Conceptual plans for the small triangle of land, bordered by Main and Broad streets and a row of historic commercial buildings, were drawn up by Steven Ribble, a landscape architect with Ames A/E, a Bangor-based architectural and engineering firm.

The idea was to develop a concept for the square, last updated in the early 1970s, which largely could be constructed by the city’s Public Works Department.

During a meeting Monday of the council’s finance committee, Finance Director Debbie Cyr said the nearly $60,000 for continued planning, including the creation of construction documents, will come from a capital account established several years ago for West Market Square.

“This is for design purposes only,” Councilor Peter D’Errico pointed out during the meeting.

The design concept, which calls for a total of four water pools and fountains and native granite, was put forth last summer during a series of public meetings at City Hall.
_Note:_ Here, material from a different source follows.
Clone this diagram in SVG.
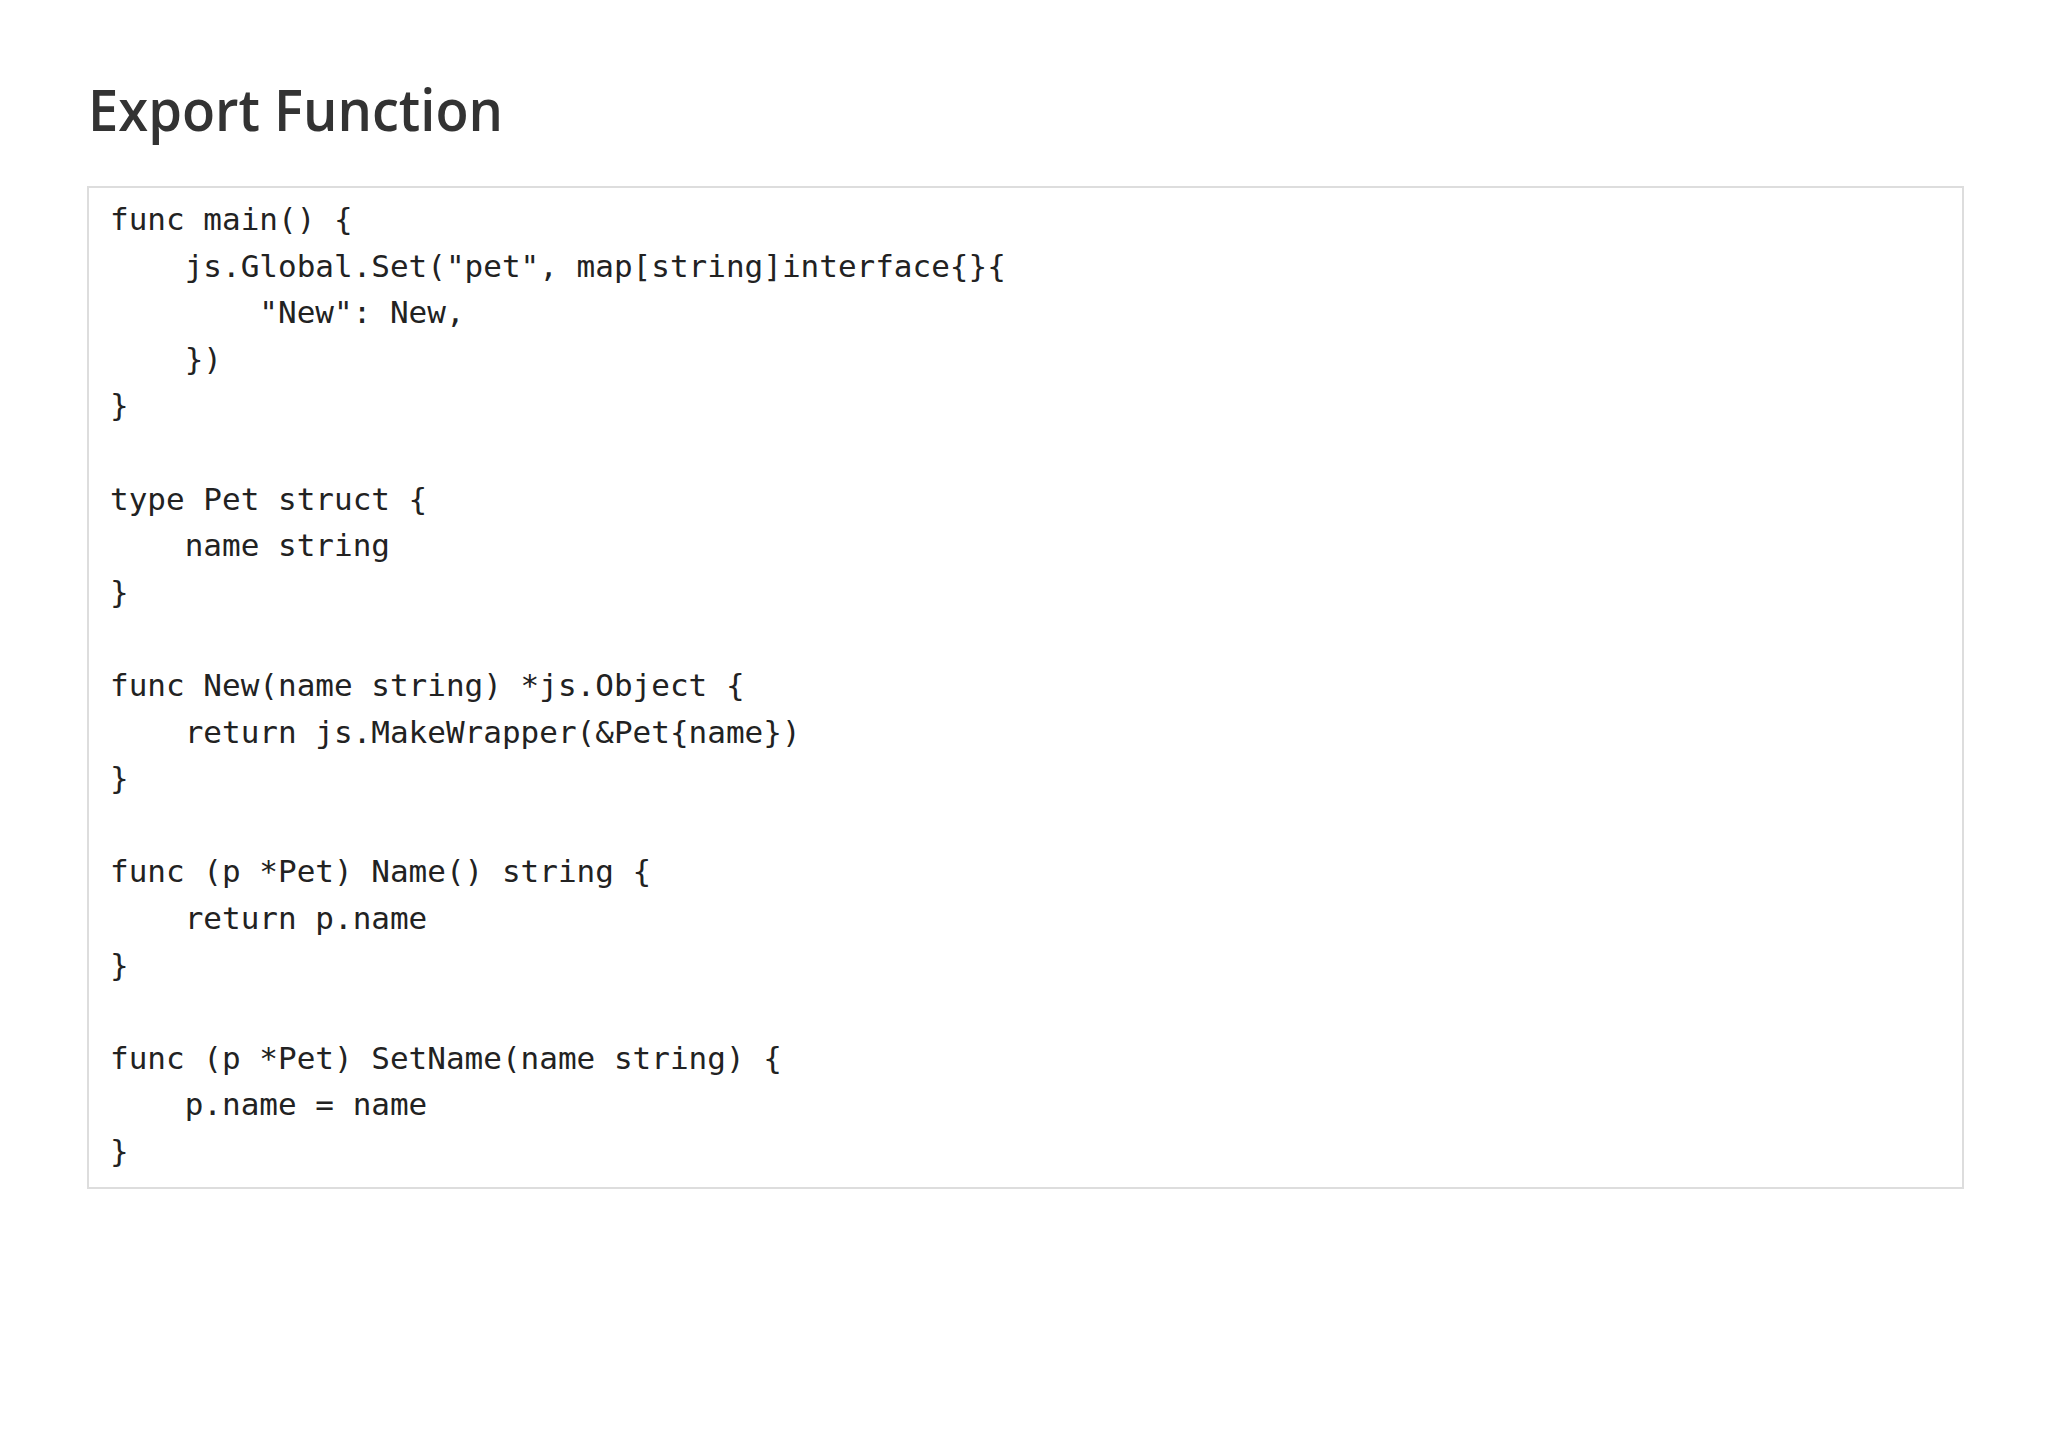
<svg xmlns="http://www.w3.org/2000/svg" width="2048" height="1447" viewBox="0 0 2048 1447">
<style>
.c{font-family:"DejaVu Sans Mono","Liberation Mono",monospace;font-size:31px;fill:#222;white-space:pre}
</style>
<rect width="2048" height="1447" fill="#fff"/>
<g id="title"><text x="88" y="131" font-family="Open Sans, sans-serif" font-weight="600" font-size="57" fill="#333" textLength="415" lengthAdjust="spacingAndGlyphs">Export Function</text></g>
<g id="code">
<rect x="88" y="187" width="1875" height="1001" fill="#fff" stroke="#ddd" stroke-width="2"/>
<text class="c" xml:space="preserve" x="110" y="230">func main() {</text>
<text class="c" xml:space="preserve" x="110" y="276.6">    js.Global.Set("pet", map[string]interface{}{</text>
<text class="c" xml:space="preserve" x="110" y="323.2">        "New": New,</text>
<text class="c" xml:space="preserve" x="110" y="369.8">    })</text>
<text class="c" xml:space="preserve" x="110" y="416.4">}</text>
<text class="c" xml:space="preserve" x="110" y="509.6">type Pet struct {</text>
<text class="c" xml:space="preserve" x="110" y="556.2">    name string</text>
<text class="c" xml:space="preserve" x="110" y="602.8">}</text>
<text class="c" xml:space="preserve" x="110" y="696">func New(name string) *js.Object {</text>
<text class="c" xml:space="preserve" x="110" y="742.6">    return js.MakeWrapper(&amp;Pet{name})</text>
<text class="c" xml:space="preserve" x="110" y="789.2">}</text>
<text class="c" xml:space="preserve" x="110" y="882.4">func (p *Pet) Name() string {</text>
<text class="c" xml:space="preserve" x="110" y="929">    return p.name</text>
<text class="c" xml:space="preserve" x="110" y="975.6">}</text>
<text class="c" xml:space="preserve" x="110" y="1068.8">func (p *Pet) SetName(name string) {</text>
<text class="c" xml:space="preserve" x="110" y="1115.4">    p.name = name</text>
<text class="c" xml:space="preserve" x="110" y="1162">}</text>
</g>
</svg>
“The response of attendees was positive,” Sally Bates, a city development officer and liaison to Downtown Development Corp., said last month during a meeting of the council’s business and economic development committee, which has endorsed the design.

Still to be determined is how the city will fund the actual construction, estimated at $1 million.
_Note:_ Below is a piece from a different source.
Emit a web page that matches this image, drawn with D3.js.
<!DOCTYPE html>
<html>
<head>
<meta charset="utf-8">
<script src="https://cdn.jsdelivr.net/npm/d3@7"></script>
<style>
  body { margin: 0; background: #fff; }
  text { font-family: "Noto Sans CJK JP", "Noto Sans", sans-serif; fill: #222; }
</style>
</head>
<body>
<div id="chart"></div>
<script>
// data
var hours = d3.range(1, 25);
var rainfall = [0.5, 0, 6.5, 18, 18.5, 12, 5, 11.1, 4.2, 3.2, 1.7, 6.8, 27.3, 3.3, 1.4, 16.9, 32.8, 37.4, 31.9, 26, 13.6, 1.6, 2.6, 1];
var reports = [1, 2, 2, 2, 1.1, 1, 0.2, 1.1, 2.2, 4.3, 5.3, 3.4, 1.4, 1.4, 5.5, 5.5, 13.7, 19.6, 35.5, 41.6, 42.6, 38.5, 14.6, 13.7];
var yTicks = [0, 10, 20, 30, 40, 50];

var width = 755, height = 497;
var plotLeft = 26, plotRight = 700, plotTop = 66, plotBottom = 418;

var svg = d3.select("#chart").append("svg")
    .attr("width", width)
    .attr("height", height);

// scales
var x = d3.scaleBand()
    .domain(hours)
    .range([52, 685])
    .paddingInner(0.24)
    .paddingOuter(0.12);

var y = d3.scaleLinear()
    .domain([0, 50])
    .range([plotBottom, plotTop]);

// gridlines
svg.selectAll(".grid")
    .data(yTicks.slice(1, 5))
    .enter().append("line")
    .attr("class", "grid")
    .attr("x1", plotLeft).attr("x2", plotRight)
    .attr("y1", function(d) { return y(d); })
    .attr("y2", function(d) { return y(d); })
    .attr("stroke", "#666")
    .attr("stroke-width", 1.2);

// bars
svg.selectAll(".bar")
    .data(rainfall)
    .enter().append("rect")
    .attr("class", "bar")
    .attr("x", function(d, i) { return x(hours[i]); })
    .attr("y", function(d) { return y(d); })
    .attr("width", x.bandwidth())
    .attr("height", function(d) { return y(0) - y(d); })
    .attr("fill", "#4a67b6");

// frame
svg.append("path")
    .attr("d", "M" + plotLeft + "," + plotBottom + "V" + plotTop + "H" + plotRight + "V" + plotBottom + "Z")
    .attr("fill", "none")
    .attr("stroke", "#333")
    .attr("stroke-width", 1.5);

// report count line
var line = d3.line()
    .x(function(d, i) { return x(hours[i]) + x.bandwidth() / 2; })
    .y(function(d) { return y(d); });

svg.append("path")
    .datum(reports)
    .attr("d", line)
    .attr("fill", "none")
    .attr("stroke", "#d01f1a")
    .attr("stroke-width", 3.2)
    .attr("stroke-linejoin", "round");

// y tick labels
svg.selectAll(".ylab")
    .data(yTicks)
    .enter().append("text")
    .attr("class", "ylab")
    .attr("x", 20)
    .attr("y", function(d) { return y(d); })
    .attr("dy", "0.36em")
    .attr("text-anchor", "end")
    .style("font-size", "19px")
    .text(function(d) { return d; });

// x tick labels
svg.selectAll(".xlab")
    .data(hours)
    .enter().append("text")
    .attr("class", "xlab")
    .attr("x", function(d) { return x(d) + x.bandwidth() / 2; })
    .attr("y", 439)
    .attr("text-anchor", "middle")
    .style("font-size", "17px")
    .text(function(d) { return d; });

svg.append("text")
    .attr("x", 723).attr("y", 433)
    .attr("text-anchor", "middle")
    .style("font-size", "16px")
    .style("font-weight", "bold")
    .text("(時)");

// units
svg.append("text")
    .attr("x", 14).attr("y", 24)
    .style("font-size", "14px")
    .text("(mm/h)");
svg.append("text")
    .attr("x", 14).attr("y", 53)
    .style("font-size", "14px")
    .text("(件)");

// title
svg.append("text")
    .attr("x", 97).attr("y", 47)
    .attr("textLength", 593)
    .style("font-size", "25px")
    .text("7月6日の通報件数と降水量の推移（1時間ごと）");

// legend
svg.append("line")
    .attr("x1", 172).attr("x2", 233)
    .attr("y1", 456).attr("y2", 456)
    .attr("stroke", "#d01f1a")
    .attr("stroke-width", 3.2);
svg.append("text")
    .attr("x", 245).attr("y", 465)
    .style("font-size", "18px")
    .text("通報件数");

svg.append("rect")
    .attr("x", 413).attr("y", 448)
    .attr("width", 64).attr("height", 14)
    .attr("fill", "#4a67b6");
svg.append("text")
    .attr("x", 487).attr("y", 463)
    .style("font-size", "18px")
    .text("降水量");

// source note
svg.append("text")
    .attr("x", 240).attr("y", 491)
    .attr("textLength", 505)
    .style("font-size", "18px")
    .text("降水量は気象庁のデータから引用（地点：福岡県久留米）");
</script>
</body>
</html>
“A combination of sources probably will be what’s needed, Bates said, adding that possible funding sources could include the Community Development Block Grant program or the recently created downtown and waterfront tax-increment-financing district.

“There’s an opportunity for private industries and companies to participate in making West Market Square much more beautiful for generations to come,” Bates said.

“For example, the fountain features, seating walls, benches and other amenities certainly will be available for naming opportunities,” she said.

When the project was discussed last month, Councilor Geoffrey Gratwick asked Ribble to describe his vision for the square.

Gratwick was particularly interested in the meaning behind the water features, which are “The Source,” a cascading fountain which flows into the “Upper Stream,” a turbulent flow pool, and the “Lower Stream,” a reflecting pool connected to “The Sea,” an at-grade fountain and granite cobble splash area.

Ribble said the features, as a group, represent Bangor. The source and upper stream represent how the Kenduskeag Stream comes though Bangor. The lower stream and sea symbolize the power of the Penobscot River, and the calm lower stream is meant to evoke the civilization of Bangor.

A slight elevation in the pavement between the source and the sea represents this region, also known as the Maine Highlands, he said.

Also proposed are borders of vegetation and seating between the square and the streets, and granite pavers, curbing and seat walls.

Ribble said the granite that will be used will be acquired from “quarries that are as close to Bangor as possible.”